▶ [DIRECTION] Go through the listing below and list every line with "chart".

# DATA PROVIDED start

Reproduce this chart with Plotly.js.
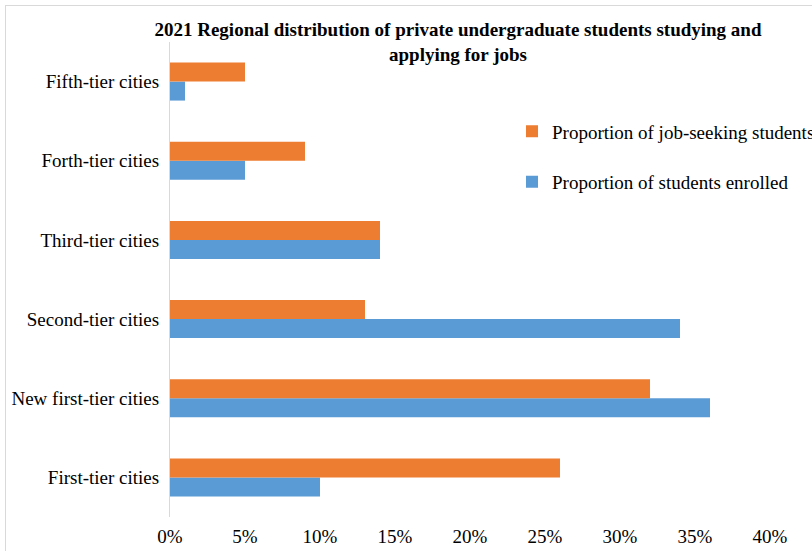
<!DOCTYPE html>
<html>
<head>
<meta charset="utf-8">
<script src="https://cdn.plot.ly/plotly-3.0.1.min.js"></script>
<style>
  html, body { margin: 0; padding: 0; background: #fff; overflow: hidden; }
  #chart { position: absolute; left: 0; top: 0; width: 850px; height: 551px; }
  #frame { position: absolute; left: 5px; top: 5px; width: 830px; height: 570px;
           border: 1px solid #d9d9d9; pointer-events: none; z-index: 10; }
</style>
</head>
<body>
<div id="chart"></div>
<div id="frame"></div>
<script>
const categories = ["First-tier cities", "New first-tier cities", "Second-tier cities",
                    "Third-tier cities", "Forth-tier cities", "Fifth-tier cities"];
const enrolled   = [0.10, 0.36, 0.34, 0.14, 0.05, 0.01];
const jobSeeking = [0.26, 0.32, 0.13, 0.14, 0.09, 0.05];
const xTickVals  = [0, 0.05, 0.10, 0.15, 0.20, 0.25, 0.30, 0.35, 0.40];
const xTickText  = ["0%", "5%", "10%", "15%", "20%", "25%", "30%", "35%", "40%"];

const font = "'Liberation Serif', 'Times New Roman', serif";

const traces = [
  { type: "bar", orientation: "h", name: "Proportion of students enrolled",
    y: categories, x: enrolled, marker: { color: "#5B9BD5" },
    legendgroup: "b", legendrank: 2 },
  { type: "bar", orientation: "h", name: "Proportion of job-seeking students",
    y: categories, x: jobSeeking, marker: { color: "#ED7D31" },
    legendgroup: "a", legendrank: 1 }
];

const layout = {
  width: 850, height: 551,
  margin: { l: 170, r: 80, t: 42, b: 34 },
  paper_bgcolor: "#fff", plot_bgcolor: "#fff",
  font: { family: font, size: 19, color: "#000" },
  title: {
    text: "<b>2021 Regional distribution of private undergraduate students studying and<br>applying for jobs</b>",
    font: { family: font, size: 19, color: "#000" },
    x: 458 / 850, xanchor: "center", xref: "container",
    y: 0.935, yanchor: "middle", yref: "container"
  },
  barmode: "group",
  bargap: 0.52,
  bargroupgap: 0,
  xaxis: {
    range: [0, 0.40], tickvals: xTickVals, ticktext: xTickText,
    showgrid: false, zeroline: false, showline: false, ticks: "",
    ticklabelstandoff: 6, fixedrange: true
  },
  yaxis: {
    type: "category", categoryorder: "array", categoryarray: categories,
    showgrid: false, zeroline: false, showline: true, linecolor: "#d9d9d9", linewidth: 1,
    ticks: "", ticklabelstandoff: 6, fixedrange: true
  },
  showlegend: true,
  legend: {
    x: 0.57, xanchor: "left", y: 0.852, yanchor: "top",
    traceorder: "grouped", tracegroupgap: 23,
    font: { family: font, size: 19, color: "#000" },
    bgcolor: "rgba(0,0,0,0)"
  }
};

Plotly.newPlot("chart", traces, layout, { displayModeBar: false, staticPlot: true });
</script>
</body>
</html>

# DATA PROVIDED end

▶ [SOLUTION TO THE EXERCISE]
Reproduce this chart with Plotly.js.
  #chart { position: absolute; left: 0; top: 0; width: 850px; height: 551px; }
<div id="chart"></div>
Plotly.newPlot("chart", traces, layout, { displayModeBar: false, staticPlot: true });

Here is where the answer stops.